Anasayfa » İSLAM ANSİKLOPEDİSİ » Müslüman işini Güzel ve Sağlam Yapandır

Müslüman işini Güzel ve Sağlam Yapandır

MÜSLÜMAN İŞİNİ SAĞLAM
VE GÜZEL YAPAR
islamda işini sağlam yapmak
islamda işini sağlam yapmak

Yüce Rabbimiz, “İşinizi güzel yapın; Allah işini güzel yapanları sever”1 buyuruyor. İyi işler yapmak ve yaptığını güzel yapmak, dinimizde “ihsan” kelimesiyle ifade edilir. Nitekim Sevgili Peygamberimiz (sav), “İhsan nedir, yâ Resûlallah?” sorusuna, “Allah’a, O’nu görüyormuş gibi kulluk etmendir; çünkü sen onu görmesen de O seni görüyor”2 şeklinde cevap vermiş; böylece işlerimizi, yüce Allah’ın görüp gözettiğine dikkatimizi çekmiştir.

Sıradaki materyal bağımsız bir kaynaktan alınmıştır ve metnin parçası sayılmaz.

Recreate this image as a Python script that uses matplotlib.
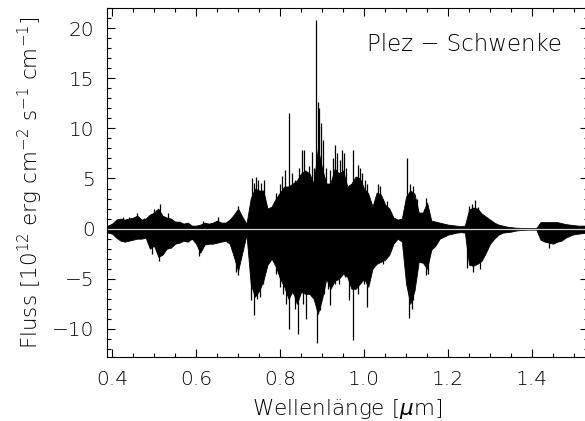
import numpy as np
import matplotlib
matplotlib.use("Agg")
import matplotlib.pyplot as plt
from matplotlib.ticker import MultipleLocator, FormatStrFormatter

# Flux difference spectrum (Plez - Schwenke): bulk envelope every 0.01 micron
wavelength = np.round(np.arange(0.39, 1.5301, 0.01), 2)
flux_upper = [
    0.3, 0.5, 0.9, 1.0, 0.9, 1.0, 1.1, 1.3, 0.9, 1.0,
    1.4, 1.6, 2.0, 1.3, 1.1, 1.0, 0.7, 0.7, 0.5, 0.6,
    0.3, 0.3, 0.4, 0.6, 0.5, 0.6, 0.8, 0.6, 0.6, 0.9,
    1.4, 2.0, 1.2, 0.5, 3.0, 4.0, 3.8, 3.8, 2.0, 2.2,
    3.0, 3.6, 4.2, 4.2, 4.5, 4.8, 5.5, 5.8, 5.5, 4.5,
    8.0, 6.0, 4.5, 4.5, 6.0, 5.5, 5.8, 4.2, 4.5, 5.2,
    5.0, 4.0, 3.5, 2.2, 3.6, 3.4, 2.4, 2.0, 1.1, 0.9,
    1.0, 3.2, 3.8, 3.5, 1.6, 1.6, 2.6, 0.8, 0.7, 0.6,
    0.5, 0.4, 0.35, 0.3, 0.25, 0.3, 1.9, 2.1, 2.0, 1.5,
    1.2, 0.9, 0.6, 0.4, 0.3, 0.2, 0.15, 0.1, 0.08, 0.06,
    0.05, 0.05, 0.05, 0.65, 0.65, 0.65, 0.65, 0.65, 0.55, 0.45,
    0.4, 0.35, 0.3, 0.3, 0.3,
]
flux_lower = [
    -0.4, -0.5, -0.9, -1.2, -1.3, -1.2, -1.1, -1.0, -1.0, -0.9,
    -2.0, -1.7, -2.8, -2.6, -2.0, -1.9, -1.5, -1.4, -1.2, -1.3,
    -1.0, -1.5, -2.4, -1.6, -1.5, -1.5, -1.4, -1.3, -1.2, -1.5,
    -2.8, -4.2, -2.4, -0.6, -5.5, -6.8, -6.2, -5.2, -3.6, -3.0,
    -3.8, -5.0, -5.8, -7.0, -6.2, -7.5, -6.3, -6.5, -6.5, -7.0,
    -8.5, -7.0, -5.0, -6.0, -5.2, -5.0, -4.5, -4.8, -6.0, -6.0,
    -5.5, -5.0, -5.8, -4.0, -3.5, -3.3, -3.1, -2.6, -1.5, -1.0,
    -1.3, -5.5, -7.5, -6.2, -3.3, -3.4, -4.0, -2.1, -1.7, -1.0,
    -0.8, -0.6, -0.5, -0.4, -0.35, -0.4, -3.6, -3.7, -3.5, -3.2,
    -2.4, -1.5, -1.0, -0.6, -0.4, -0.35, -0.3, -0.2, -0.15, -0.12,
    -0.1, -0.1, -0.1, -1.1, -1.3, -1.4, -1.5, -1.3, -1.2, -0.9,
    -0.7, -0.55, -0.5, -0.45, -0.4,
]

# Individual strong features rising above / dipping below the bulk
peak_wavelength = [0.425, 0.440, 0.459, 0.475, 0.4995, 0.505, 0.514, 0.534,
                   0.617, 0.653, 0.700, 0.733, 0.738, 0.742, 0.748, 0.755,
                   0.762, 0.790, 0.800, 0.805, 0.812, 0.822, 0.828, 0.835,
                   0.845, 0.853, 0.858, 0.868, 0.875, 0.880, 0.8866, 0.891,
                   0.893, 0.897, 0.903, 0.910, 0.918, 0.925, 0.930, 0.935,
                   0.943, 0.948, 0.952, 0.958, 0.973, 0.985, 0.990, 0.995,
                   1.003, 1.008, 1.033, 1.038, 1.045, 1.055, 1.1025, 1.110,
                   1.117, 1.125, 1.142, 1.147, 1.250, 1.258, 1.265, 1.272]
peak_flux = [1.2, 1.2, 1.6, 1.1, 2.0, 1.9, 2.5, 1.6,
             0.8, 1.2, 2.3, 5.0, 4.6, 5.1, 4.8, 4.6,
             4.8, 3.6, 4.5, 5.2, 5.8, 11.5, 5.5, 4.8,
             6.0, 7.8, 7.8, 6.2, 7.6, 6.0, 20.8, 12.6,
             12.0, 10.5, 8.8, 6.0, 5.8, 7.0, 8.3, 7.5,
             6.8, 7.8, 7.5, 6.0, 7.8, 6.3, 6.0, 5.5,
             4.8, 4.5, 4.5, 4.3, 3.0, 2.8, 7.0, 4.5,
             4.3, 3.0, 2.0, 3.1, 2.3, 2.5, 2.9, 2.2]
dip_wavelength = [0.495, 0.511, 0.608, 0.695, 0.700, 0.730, 0.737, 0.745,
                  0.752, 0.760, 0.790, 0.800, 0.808, 0.815, 0.822, 0.830,
                  0.835, 0.843, 0.855, 0.862, 0.868, 0.877, 0.889, 0.896,
                  0.905, 0.915, 0.920, 0.930, 0.940, 0.955, 0.965, 0.974,
                  0.985, 1.000, 1.008, 1.045, 1.107, 1.113, 1.117, 1.148,
                  1.153, 1.245, 1.260, 1.275, 1.440]
dip_flux = [-2.5, -3.2, -2.7, -4.3, -4.6, -7.1, -8.6, -7.0,
            -6.8, -5.5, -4.5, -5.8, -6.5, -7.5, -10.0, -6.5,
            -8.0, -10.5, -7.5, -9.0, -6.5, -6.5, -11.4, -8.1,
            -6.5, -6.0, -7.6, -5.5, -5.5, -4.8, -7.1, -11.1,
            -6.5, -5.5, -7.8, -3.5, -8.9, -8.0, -7.1, -4.6,
            -4.5, -3.9, -4.3, -4.0, -1.9]

plt.rcParams["font.family"] = ["DejaVu Sans"]
plt.rcParams["font.weight"] = "light"
plt.rcParams["axes.labelweight"] = "light"
plt.rcParams["mathtext.fontset"] = "custom"
plt.rcParams["mathtext.rm"] = "DejaVu Sans:light"
plt.rcParams["mathtext.it"] = "DejaVu Sans:italic:light"

fig = plt.figure(figsize=(5.85, 4.21), dpi=100)
ax = fig.add_axes([0.183, 0.152, 0.822, 0.829])

ax.fill_between(wavelength, flux_lower, flux_upper, color="black", lw=0.6,
                edgecolor="black")
ax.vlines(peak_wavelength, 0, peak_flux, color="black", lw=0.9)
ax.vlines(dip_wavelength, dip_flux, 0, color="black", lw=0.9)
ax.axhline(0, color="#d4d4d4", lw=0.9)

ax.set_xlim(0.388, 1.533)
ax.set_ylim(-12.8, 22.0)
ax.xaxis.set_major_locator(MultipleLocator(0.2))
ax.xaxis.set_minor_locator(MultipleLocator(0.05))
ax.yaxis.set_major_locator(MultipleLocator(5))
ax.yaxis.set_minor_locator(MultipleLocator(1))
ax.xaxis.set_major_formatter(FormatStrFormatter("%.1f"))
ax.tick_params(which="both", direction="in", top=True, right=True,
               labelsize=14.5, width=0.8, pad=9)
ax.tick_params(which="major", length=6)
ax.tick_params(which="minor", length=3)
for s in ax.spines.values():
    s.set_linewidth(0.8)

ax.set_xlabel(r"Wellenlänge [$\mu$m]", fontsize=15.5, labelpad=6,
              fontweight="light")
ax.set_ylabel(r"Fluss [10$^{12}$ erg cm$^{-2}$ s$^{-1}$ cm$^{-1}$]",
              fontsize=15.5, labelpad=5, fontweight="light")
ax.text(1.470, 18.4, "Plez − Schwenke", fontsize=16.5, ha="right",
        va="center", fontweight="light")

fig.savefig("out.png", dpi=100)
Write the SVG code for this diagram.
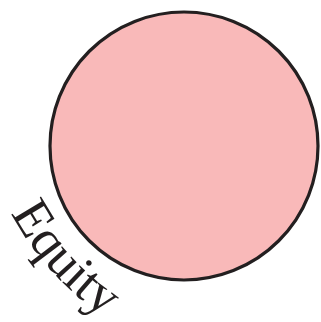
<svg xmlns="http://www.w3.org/2000/svg" width="321" height="322" viewBox="0 0 321 322">
<style>
.lbl{font-family:"Liberation Serif","Times New Roman",serif;font-size:53px;fill:#231f20}
</style>
<defs>
<path id="arc" d="M 11,213 A 290 290 0 0 0 257,366.8" fill="none"/>
</defs>
<rect width="321" height="322" fill="#fff"/>
<g id="equity">
<circle cx="184" cy="146" r="134" fill="#f9b9b9" stroke="#231f20" stroke-width="3.2"/>
<text class="lbl"><textPath href="#arc">Equity</textPath></text>
</g>
</svg>
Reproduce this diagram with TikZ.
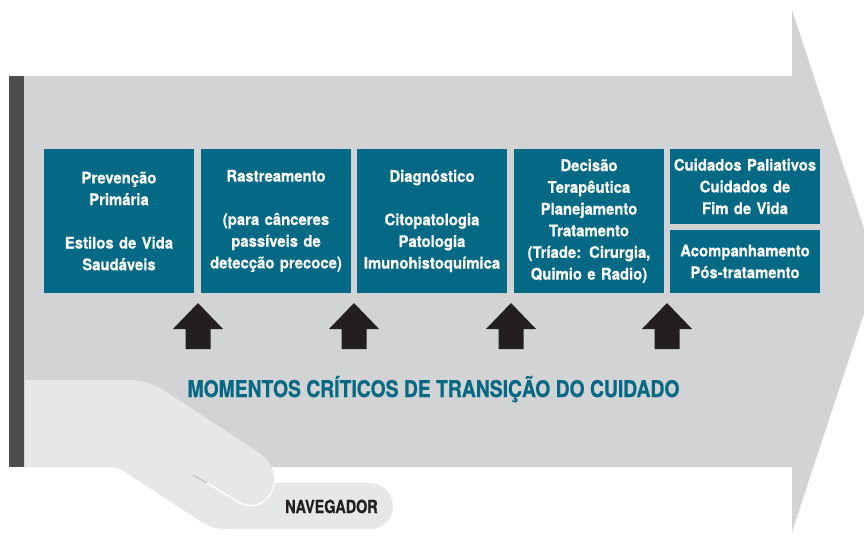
\documentclass[tikz,border=0pt]{standalone}
\usepackage{fontspec}
\newfontfamily\boxfont{TeX Gyre Heros}[FakeStretch=0.93, FakeBold=0.6]
\newfontfamily\titlefont{TeX Gyre Heros}[FakeStretch=0.84, FakeBold=0.6]
\newfontfamily\navfont{TeX Gyre Heros}[FakeStretch=0.80, FakeBold=0.6]
\definecolor{bodygray}{HTML}{D1D3D4}
\definecolor{handgray}{HTML}{E6E7E8}
\definecolor{bargray}{HTML}{4D4D4F}
\definecolor{boxteal}{HTML}{036984}
\definecolor{arrowblack}{HTML}{231F20}
\definecolor{creasegray}{HTML}{BDBEC0}
\tikzset{
  stagebox/.style={fill=boxteal, text=white, inner sep=0pt, minimum width=150pt,
    text width=148pt, align=center,
    font={\boxfont\bfseries\fontsize{16}{21.7}\selectfont}},
  uparrow/.pic={\fill[arrowblack] (-12.5,0) -- (12.5,0) -- (12.5,-20) -- (25,-20) -- (0,-46) -- (-25,-20) -- (-12.5,-20) -- cycle;}
}
\begin{document}
\begin{tikzpicture}[x=1pt,y=-1pt]
\useasboundingbox (0,0) rectangle (864,539);
% big arrow
\fill[bodygray] (24,76) -- (792,76) -- (792,10) -- (878,271) -- (792,532) -- (792,467) -- (24,467) -- cycle;
% hand
\fill[handgray] (25,380) -- (128,380) .. controls (145,380) and (155,385) .. (168,393)
  -- (255,450) .. controls (268,458) and (275,468) .. (274,483)
  -- (370,483) .. controls (383,483) and (393,494) .. (393,506)
  .. controls (393,519) and (383,529) .. (370,529)
  -- (225,529) .. controls (215,529) and (208,526) .. (200,521)
  -- (128,474) .. controls (122,470) and (118,467) .. (110,467)
  -- (25,467) -- cycle;
\draw[creasegray, line width=1pt] (193,475) -- (207,483);
\draw[white, line width=1.3pt] (207,483) -- (240,503) .. controls (255,511) and (272,500) .. (274,483);
% dark bar
\fill[bargray] (9,76) rectangle (24,467);
% boxes
\node[stagebox, minimum height=144pt] (b1) at (119,221) {Prevenção\\Primária\\[21.7pt]Estilos de Vida\\Saudáveis};
\node[stagebox, minimum height=144pt] (b2) at (276,221) {Rastreamento\\[21.7pt](para cânceres\\passíveis de\\detecção precoce)};
\node[stagebox, minimum height=144pt] (b3) at (432,221) {Diagnóstico\\[21.7pt]Citopatologia\\Patologia\\Imunohistoquímica};
\node[stagebox, minimum height=144pt] (b4) at (589,221) {Decisão\\Terapêutica\\Planejamento\\Tratamento\\(Tríade: Cirurgia,\\Quimio e Radio)};
\node[stagebox, minimum height=75pt] (b5) at (745,186.5) {Cuidados Paliativos\\Cuidados de\\Fim de Vida};
\node[stagebox, minimum height=63pt] (b6) at (745,261.5) {Acompanhamento\\Pós-tratamento};
% up arrows
\pic at (198,349) {uparrow};
\pic at (354,349) {uparrow};
\pic at (511,349) {uparrow};
\pic at (667,349) {uparrow};
% labels
\node[anchor=base, text=boxteal, inner sep=0pt, font={\titlefont\bfseries\fontsize{23}{26}\selectfont}] (title) at (433.5,397) {MOMENTOS CRÍTICOS DE TRANSIÇÃO DO CUIDADO};
\node[anchor=base, text=arrowblack, inner sep=0pt, font={\navfont\bfseries\fontsize{18}{20}\selectfont}] (nav) at (331.5,513) {NAVEGADOR};
\end{tikzpicture}
\end{document}
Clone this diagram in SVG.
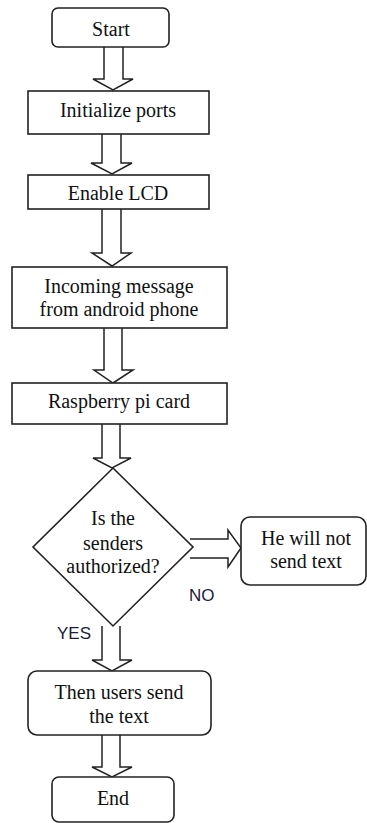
<svg xmlns="http://www.w3.org/2000/svg" width="367" height="823" viewBox="0 0 367 823">
<style>
.box{fill:#fff;stroke:#222;stroke-width:1.6}
.arr{fill:#fff;stroke:#222;stroke-width:1.5;stroke-linejoin:miter}
.t{font-family:"Liberation Serif","Times New Roman",serif;font-size:20px;fill:#111;text-anchor:middle}
.lbl{font-family:"Liberation Sans",Arial,sans-serif;font-size:17px;fill:#1c1c3a}
</style>
<rect width="367" height="823" fill="#fff"/>
<g id="connectors">
<path class="arr" d="M104,47 V79 H93 L113,90 L133,79 H123 V47"/>
<path class="arr" d="M102,134 V163 H91 L112,174 L132,163 H121 V134"/>
<path class="arr" d="M102,209 V253 H92 L112,266 L131,253 H121 V209"/>
<path class="arr" d="M104,328 V370 H94 L113,383 L133,370 H122 V328"/>
<path class="arr" d="M102,424 V458 H93 L112,468 L131,458 H120 V424"/>
<path class="arr" d="M190,539 H228 V530 L241,548 L228,567 V558 H190"/>
<path class="arr" d="M102,626 V660 H92 L112,671 L132,660 H120 V626"/>
<path class="arr" d="M102,735 V767 H92 L112,777 L132,767 H120 V735"/>
<text class="lbl" x="189" y="601">NO</text>
<text class="lbl" x="57" y="639">YES</text>
</g>
<g id="start">
<rect class="box" x="52" y="8" width="117" height="39" rx="6"/>
<text class="t" x="111" y="36">Start</text>
</g>
<g id="init">
<rect class="box" x="28" y="91" width="181" height="43"/>
<text class="t" x="118" y="117">Initialize ports</text>
</g>
<g id="lcd">
<rect class="box" x="28" y="175" width="181" height="34"/>
<text class="t" x="118" y="200">Enable LCD</text>
</g>
<g id="incoming">
<rect class="box" x="12" y="267" width="215" height="61"/>
<text class="t" x="119" y="293">Incoming message</text>
<text class="t" x="119" y="316">from android phone</text>
</g>
<g id="raspberry">
<rect class="box" x="12" y="383" width="215" height="41"/>
<text class="t" x="119" y="408">Raspberry pi card</text>
</g>
<g id="decision">
<polygon class="box" points="113,468 193,547 113,626 33,547"/>
<text class="t" x="113" y="525">Is the</text>
<text class="t" x="113" y="550">senders</text>
<text class="t" x="113" y="573">authorized?</text>
</g>
<g id="no-send">
<rect class="box" x="241" y="517" width="125" height="68" rx="9"/>
<text class="t" x="306" y="545">He will not</text>
<text class="t" x="306" y="568">send text</text>
</g>
<g id="send">
<rect class="box" x="28" y="671" width="183" height="64" rx="9"/>
<text class="t" x="119" y="699">Then users send</text>
<text class="t" x="119" y="723">the text</text>
</g>
<g id="end">
<rect class="box" x="52" y="777" width="122" height="45" rx="7"/>
<text class="t" x="113" y="805">End</text>
</g>
</svg>
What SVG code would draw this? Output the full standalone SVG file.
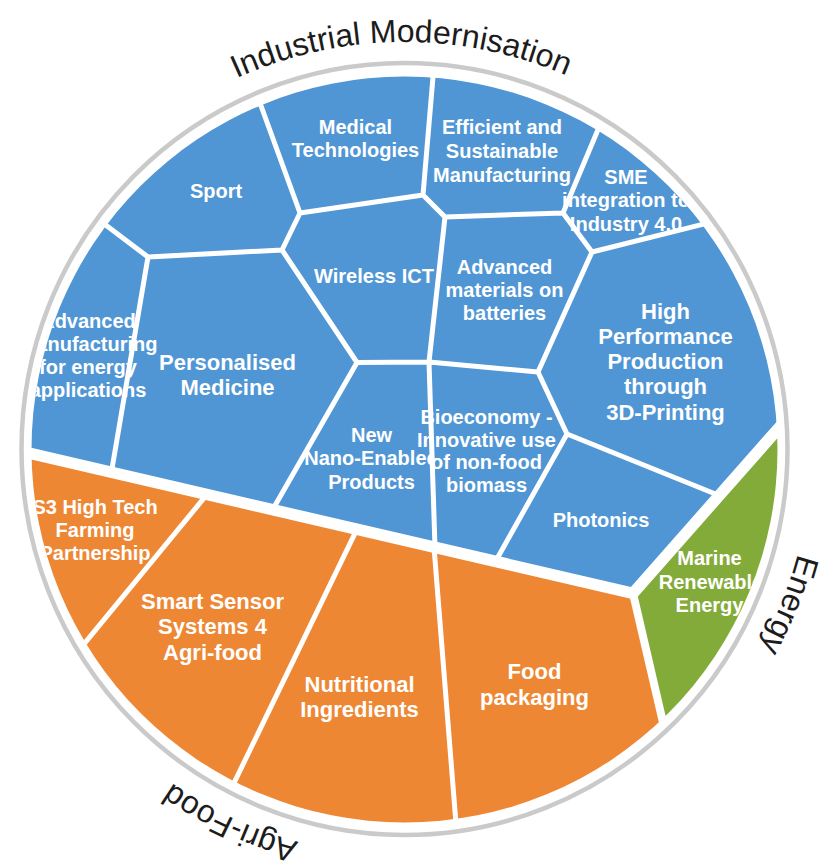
<svg xmlns="http://www.w3.org/2000/svg" width="820" height="866" viewBox="0 0 820 866">
<defs>
<style>
.bl{fill:#5096d4}
.or{fill:#ee8734}
.gr{fill:#83ab3a}
.t{font-family:"Liberation Sans",Arial,sans-serif;font-weight:bold;fill:#ffffff;text-anchor:middle}
.s{font-size:20px}
.L{font-size:22px}
.cat{font-family:"Liberation Sans",Arial,sans-serif;font-size:32px;fill:#1c1c1c;text-anchor:middle}
.e{stroke:#ffffff;stroke-width:5;fill:none}
.sep{stroke:#ffffff;stroke-width:11.5;fill:none}
.sg{stroke:#ffffff;stroke-width:8;fill:none}
</style>
<clipPath id="cc"><circle cx="404.5" cy="449.5" r="373"/></clipPath>
<clipPath id="ce"><circle cx="404.5" cy="449.5" r="377"/></clipPath>
<path id="arc" d="M -2.5,449 A 407 407 0 1 1 811.5,449 A 407 407 0 1 1 -2.5,449"/>
</defs>
<rect width="820" height="866" fill="#ffffff"/>
<ellipse cx="404.5" cy="449" rx="383" ry="386" fill="none" stroke="#cacaca" stroke-width="4.5"/>
<g clip-path="url(#cc)">
<g id="sport">
<polygon class="bl" points="148,257 282,250 300,213 196,-73 13,155"/>
<text class="t s" x="216" y="198">Sport</text>
</g>
<g id="medical">
<polygon class="bl" points="300,213 423,195 449,-112 196,-73"/>
<text class="t s"><tspan x="355.5" y="134">Medical</tspan><tspan x="355.5" y="157">Technologies</tspan></text>
</g>
<g id="efficient">
<polygon class="bl" points="423,195 445,217 563,213 665,-30 449,-112"/>
<text class="t s"><tspan x="502" y="134">Efficient and</tspan><tspan x="502" y="158">Sustainable</tspan><tspan x="502" y="182">Manufacturing</tspan></text>
</g>
<g id="wireless">
<polygon class="bl" points="300,213 282,250 357,362.5 429,362 445,217 423,195"/>
<text class="t s" x="374" y="283">Wireless ICT</text>
</g>
<g id="adv-materials">
<polygon class="bl" points="445,217 429,362 538,372 592,252 563,213"/>
<text class="t s"><tspan x="504.5" y="273.5">Advanced</tspan><tspan x="504.5" y="296.7">materials on</tspan><tspan x="504.5" y="320">batteries</tspan></text>
</g>
<g id="sme">
<polygon class="bl" points="563,213 592,252 862,184.5 800.5,53 665,-30"/>
<text class="t s"><tspan x="626" y="183.5">SME</tspan><tspan x="626" y="207">integration to</tspan><tspan x="626" y="230.5">Industry 4.0</tspan></text>
</g>
<g id="high-performance">
<polygon class="bl" points="592,252 538,372 567,434 718.5,495.2 919,269 862,184.5"/>
<text class="t L"><tspan x="665.5" y="318.5">High</tspan><tspan x="665.5" y="343.5">Performance</tspan><tspan x="665.5" y="369">Production</tspan><tspan x="665.5" y="394">through</tspan><tspan x="665.5" y="419.5">3D-Printing</tspan></text>
</g>
<g id="personalised">
<polygon class="bl" points="148,257 111.4,472.3 272.7,509.6 357,362.5 282,250"/>
<text class="t L"><tspan x="227.5" y="370">Personalised</tspan><tspan x="227.5" y="394.5">Medicine</tspan></text>
</g>
<g id="adv-manufacturing">
<polygon class="bl" points="148,257 13,155 8.5,53 -155.5,449 -100,423.2 111.4,472.3"/>
<text class="t s"><tspan x="88" y="328">Advanced</tspan><tspan x="88" y="351">manufacturing</tspan><tspan x="88" y="374">for energy</tspan><tspan x="88" y="397">applications</tspan></text>
</g>
<g id="nano">
<polygon class="bl" points="357,362.5 272.7,509.6 435,547.3 429,362"/>
<text class="t s"><tspan x="371.5" y="441.5">New</tspan><tspan x="371.5" y="465">Nano-Enabled</tspan><tspan x="371.5" y="488.5">Products</tspan></text>
</g>
<g id="bioeconomy">
<polygon class="bl" points="429,362 435,547.3 495.6,561.3 567,434 538,372"/>
<text class="t s"><tspan x="486.5" y="423.5">Bioeconomy -</tspan><tspan x="486.5" y="446.5">Innovative use</tspan><tspan x="486.5" y="469">of non-food</tspan><tspan x="486.5" y="491.5">biomass</tspan></text>
</g>
<g id="photonics">
<polygon class="bl" points="567,434 495.6,561.3 633,593.3 718.5,495.2"/>
<text class="t s" x="601" y="526.5">Photonics</text>
</g>
<g id="s3-farming">
<polygon class="or" points="-100,423.2 207,494.4 -41,796 -155.5,449"/>
<text class="t s"><tspan x="95" y="513.5">S3 High Tech</tspan><tspan x="95" y="537">Farming</tspan><tspan x="95" y="560">Partnership</tspan></text>
</g>
<g id="smart-sensor">
<polygon class="or" points="207,494.4 357,529.2 158.6,938.6 8.5,845 -41,796"/>
<text class="t L"><tspan x="212.5" y="608.5">Smart Sensor</tspan><tspan x="212.5" y="634">Systems 4</tspan><tspan x="212.5" y="659.5">Agri-food</tspan></text>
</g>
<g id="nutritional">
<polygon class="or" points="357,529.2 434,547 469,987 158.6,938.6"/>
<text class="t L"><tspan x="359.5" y="691.5">Nutritional</tspan><tspan x="359.5" y="716.5">Ingredients</tspan></text>
</g>
<g id="food-packaging">
<polygon class="or" points="434,547 633,593.3 691,843 469,987"/>
<text class="t L"><tspan x="534.5" y="678.5">Food</tspan><tspan x="534.5" y="704.5">packaging</tspan></text>
</g>
<g id="marine">
<polygon class="gr" points="633,593.3 919,269 964.5,449 800.5,845 691,843"/>
<text class="t s"><tspan x="709.5" y="565">Marine</tspan><tspan x="711" y="588.5">Renewable</tspan><tspan x="709.5" y="612">Energy</tspan></text>
</g>
</g>
<g id="connectors" clip-path="url(#ce)">
<path class="e" d="M148,257 L13,155 M148,257 L111.4,472.3 M148,257 L282,250 M282,250 L300,213 M300,213 L196,-73 M300,213 L423,195 M423,195 L449,-112 M423,195 L445,217 M445,217 L563,213 M563,213 L665,-30 M563,213 L592,252 M592,252 L862,184.5 M592,252 L538,372 M445,217 L429,362 M282,250 L357,362.5 M357,362.5 L429,362 M357,362.5 L272.7,509.6 M429,362 L435,547.3 M429,362 L538,372 M538,372 L567,434 M567,434 L495.6,561.3 M567,434 L718.5,495.2 M207,494.4 L-41,796 M357,529.2 L158.6,938.6 M434,547 L469,987"/>
<path class="sep" d="M-100,423.2 L633,593.3 L919,269"/>
<path class="sg" d="M633,593.3 L691,843"/>
</g>
<g id="categories">
<text class="cat"><textPath href="#arc" startOffset="635.8">Industrial Modernisation</textPath></text>
<text class="cat"><textPath href="#arc" startOffset="1434.9">Energy</textPath></text>
<text class="cat"><textPath href="#arc" startOffset="2094.8">Agri-Food</textPath></text>
</g>
</svg>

Dinimiz, hayırlı ve yararlı işleri Allah’a ibadet olarak değerlendirmekte, işimizi önemseyip güzel ve sağlam yapmamızı emretmektedir.
İşlerini kötü ve çürük yapanların kendilerine, ailelerine ve toplumumuza ne büyük zararlar verdiklerini deprem gibi, trafik kazaları gibi acı olaylarda görüyoruz. Hem ağır bedeller ödüyoruz hem de bu çağda dünyaya karşı mahcup oluyoruz.
Oysa Resûl-i Ekrem Efendimiz, “Allah her şeyde ihsanı farz kılmıştır”3 buyurarak, insanın güzel işler yapmasını, yaptığı işi ve görevi güzel ve kaliteli yapmasını istemektedir. Başka bir hadisi şeriflerinde de “Yüce Allah, yaptığınız işi sağlam ve iyi yapmanızdan hoşnut olur”4buyurmaktadır. Aslında, yaptığını güzel ve sağlam yapmak sorumluluk sahibi, mesleğine saygılı, onurlu ve haysiyetli kişilerin özelliğidir. Yüce dinimiz baştan savma işleri Müslümanın kişiliğine ve saygınlığına asla yakıştırmamıştır. İnançta sağlamlık, davranışta samimiyet, alış verişte doğruluk, sanatta incelik, yapılan her türlü işte kalite ve dürüstlük dinimizin emrettiği güzelliklerdendir.
Bize emanet edilen her iş kul hakkıdır, değerli müminler… Çünkü iyi yaparsak insanlar bundan faydalanacak, kötü yaparsak zarar görecek. “Müslüman, eliyle ve diliyle başka Müslümanlara zarar vermeyen kişidir.” Böyle buyuruyor Peygamber Efendimiz… Sırf “saatini doldurma” anlayışla yapılan baştan savma işlerden insanlar zarar görmektedirler. Dolayısıyla bu şekilde elde edilen kazançlar da helal sayılmamaktadır. İlim adamı ilmî çalışmasında, tüccar ticaretinde, işçi tezgâhında, kamu görevlisi görev mahallinde, velhasıl hepimiz kendi işimizde dinimizin, aklımızın ve vicdanımızın razı olacağı şekilde davranmak zorundayız. Aksi halde bunun zararını daha bu dünyada görmekteyiz, görüyoruz da…
Değerli Kardeşlerim!
İş hayatıyla ilgili kurtarıcı prensipler getiren dinimiz, her işi ehline vermemizi de emretmiştir. Sevgili Peygamberimiz (sav) “İş, ehil olmayana verildiği zaman kıyameti bekleyiniz’’5 buyurur. Bu hadis açıkça, ehliyetsiz kimselere yaptırılan kötü ve yanlış işlerin bir toplum için çöküş olacağını göstermektedir.
Yüce Rabbimiz buyuruyor ki:
İman edip iyi işler yapanlara gelince, elbette biz işi iyi yapanların ecrini zayi etmeyiz.’’6
Allah’ın iyi işler yapanlara vaad ettiği bu ecir, dünyada huzurlu bir hayat, ahirette de ebedi saadet ve cennet olacaktır.
Yüce Rabbimiz cümlemize, hayırlı bir ömür sürmeyi, helalinden kazanmayı, kazandıklarımızı kendi rızasına uygun yerlere harcamayı nasip eylesin.